• [What the exercise asks] Without the pictures, can you quote each line below exactly?

• [Raw data]
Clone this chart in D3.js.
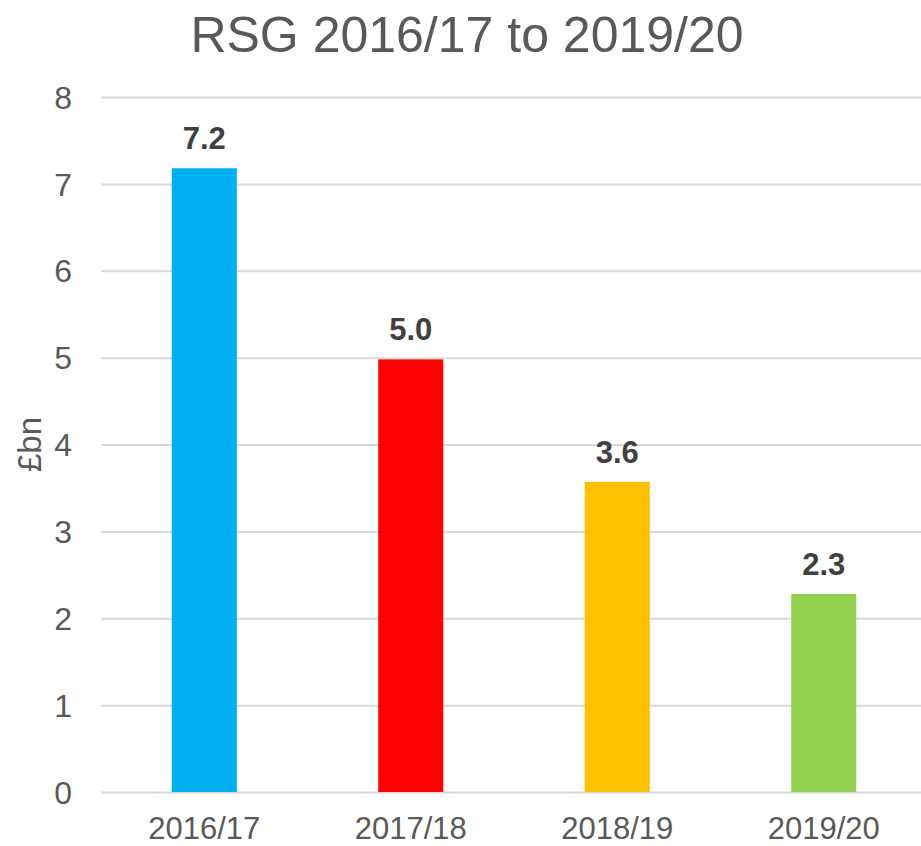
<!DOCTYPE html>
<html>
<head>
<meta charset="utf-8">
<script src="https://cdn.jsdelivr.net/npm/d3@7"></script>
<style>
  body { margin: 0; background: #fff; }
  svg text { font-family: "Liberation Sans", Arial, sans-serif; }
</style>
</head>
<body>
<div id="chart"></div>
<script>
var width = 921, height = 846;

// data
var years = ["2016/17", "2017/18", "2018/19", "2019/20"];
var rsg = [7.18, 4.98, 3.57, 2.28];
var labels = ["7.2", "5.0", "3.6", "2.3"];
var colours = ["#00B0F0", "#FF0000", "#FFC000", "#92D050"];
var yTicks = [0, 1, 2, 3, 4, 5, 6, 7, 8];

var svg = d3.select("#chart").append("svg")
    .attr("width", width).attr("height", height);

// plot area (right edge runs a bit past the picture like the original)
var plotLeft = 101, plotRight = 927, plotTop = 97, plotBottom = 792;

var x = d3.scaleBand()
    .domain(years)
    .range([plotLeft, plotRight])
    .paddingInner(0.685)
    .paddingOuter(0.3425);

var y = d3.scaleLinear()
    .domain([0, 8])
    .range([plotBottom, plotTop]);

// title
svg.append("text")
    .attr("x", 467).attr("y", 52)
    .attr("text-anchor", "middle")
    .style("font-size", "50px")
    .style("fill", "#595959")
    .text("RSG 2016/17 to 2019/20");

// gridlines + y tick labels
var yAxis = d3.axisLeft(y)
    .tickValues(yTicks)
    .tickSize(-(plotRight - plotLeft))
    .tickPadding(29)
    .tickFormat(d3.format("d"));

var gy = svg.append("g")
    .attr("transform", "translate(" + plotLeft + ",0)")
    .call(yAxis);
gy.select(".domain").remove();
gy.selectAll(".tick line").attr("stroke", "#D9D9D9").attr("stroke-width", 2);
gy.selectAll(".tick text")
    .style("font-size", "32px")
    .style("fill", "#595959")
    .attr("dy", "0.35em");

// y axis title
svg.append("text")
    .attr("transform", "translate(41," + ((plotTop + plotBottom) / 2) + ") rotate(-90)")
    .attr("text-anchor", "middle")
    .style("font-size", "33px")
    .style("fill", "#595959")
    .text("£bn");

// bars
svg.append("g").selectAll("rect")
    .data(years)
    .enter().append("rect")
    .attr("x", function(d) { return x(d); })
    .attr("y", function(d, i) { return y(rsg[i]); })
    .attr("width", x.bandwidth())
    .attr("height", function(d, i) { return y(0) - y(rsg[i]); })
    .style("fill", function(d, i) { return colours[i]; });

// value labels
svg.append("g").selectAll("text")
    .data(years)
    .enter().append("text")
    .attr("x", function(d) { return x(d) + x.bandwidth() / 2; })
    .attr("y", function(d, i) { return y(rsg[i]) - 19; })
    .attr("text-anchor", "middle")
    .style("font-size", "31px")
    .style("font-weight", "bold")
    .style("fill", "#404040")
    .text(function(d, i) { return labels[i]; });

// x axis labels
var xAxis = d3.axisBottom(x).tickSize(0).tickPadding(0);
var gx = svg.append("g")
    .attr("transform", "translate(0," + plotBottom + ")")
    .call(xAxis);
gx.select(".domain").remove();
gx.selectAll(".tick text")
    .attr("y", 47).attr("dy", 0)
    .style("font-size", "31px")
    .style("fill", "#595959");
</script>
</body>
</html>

• [Solved problem]
Clone this chart in D3.js.
<!DOCTYPE html>
<html>
<head>
<meta charset="utf-8">
<script src="https://cdn.jsdelivr.net/npm/d3@7"></script>
<style>
  body { margin: 0; background: #fff; }
  svg text { font-family: "Liberation Sans", Arial, sans-serif; }
</style>
</head>
<body>
<div id="chart"></div>
<script>
var width = 921, height = 846;

// data
var years = ["2016/17", "2017/18", "2018/19", "2019/20"];
var rsg = [7.18, 4.98, 3.57, 2.28];
var labels = ["7.2", "5.0", "3.6", "2.3"];
var colours = ["#00B0F0", "#FF0000", "#FFC000", "#92D050"];
var yTicks = [0, 1, 2, 3, 4, 5, 6, 7, 8];

var svg = d3.select("#chart").append("svg")
    .attr("width", width).attr("height", height);

// plot area (right edge runs a bit past the picture like the original)
var plotLeft = 101, plotRight = 927, plotTop = 97, plotBottom = 792;

var x = d3.scaleBand()
    .domain(years)
    .range([plotLeft, plotRight])
    .paddingInner(0.685)
    .paddingOuter(0.3425);

var y = d3.scaleLinear()
    .domain([0, 8])
    .range([plotBottom, plotTop]);

// title
svg.append("text")
    .attr("x", 467).attr("y", 52)
    .attr("text-anchor", "middle")
    .style("font-size", "50px")
    .style("fill", "#595959")
    .text("RSG 2016/17 to 2019/20");

// gridlines + y tick labels
var yAxis = d3.axisLeft(y)
    .tickValues(yTicks)
    .tickSize(-(plotRight - plotLeft))
    .tickPadding(29)
    .tickFormat(d3.format("d"));

var gy = svg.append("g")
    .attr("transform", "translate(" + plotLeft + ",0)")
    .call(yAxis);
gy.select(".domain").remove();
gy.selectAll(".tick line").attr("stroke", "#D9D9D9").attr("stroke-width", 2);
gy.selectAll(".tick text")
    .style("font-size", "32px")
    .style("fill", "#595959")
    .attr("dy", "0.35em");

// y axis title
svg.append("text")
    .attr("transform", "translate(41," + ((plotTop + plotBottom) / 2) + ") rotate(-90)")
    .attr("text-anchor", "middle")
    .style("font-size", "33px")
    .style("fill", "#595959")
    .text("£bn");

// bars
svg.append("g").selectAll("rect")
    .data(years)
    .enter().append("rect")
    .attr("x", function(d) { return x(d); })
    .attr("y", function(d, i) { return y(rsg[i]); })
    .attr("width", x.bandwidth())
    .attr("height", function(d, i) { return y(0) - y(rsg[i]); })
    .style("fill", function(d, i) { return colours[i]; });

// value labels
svg.append("g").selectAll("text")
    .data(years)
    .enter().append("text")
    .attr("x", function(d) { return x(d) + x.bandwidth() / 2; })
    .attr("y", function(d, i) { return y(rsg[i]) - 19; })
    .attr("text-anchor", "middle")
    .style("font-size", "31px")
    .style("font-weight", "bold")
    .style("fill", "#404040")
    .text(function(d, i) { return labels[i]; });

// x axis labels
var xAxis = d3.axisBottom(x).tickSize(0).tickPadding(0);
var gx = svg.append("g")
    .attr("transform", "translate(0," + plotBottom + ")")
    .call(xAxis);
gx.select(".domain").remove();
gx.selectAll(".tick text")
    .attr("y", 47).attr("dy", 0)
    .style("font-size", "31px")
    .style("fill", "#595959");
</script>
</body>
</html>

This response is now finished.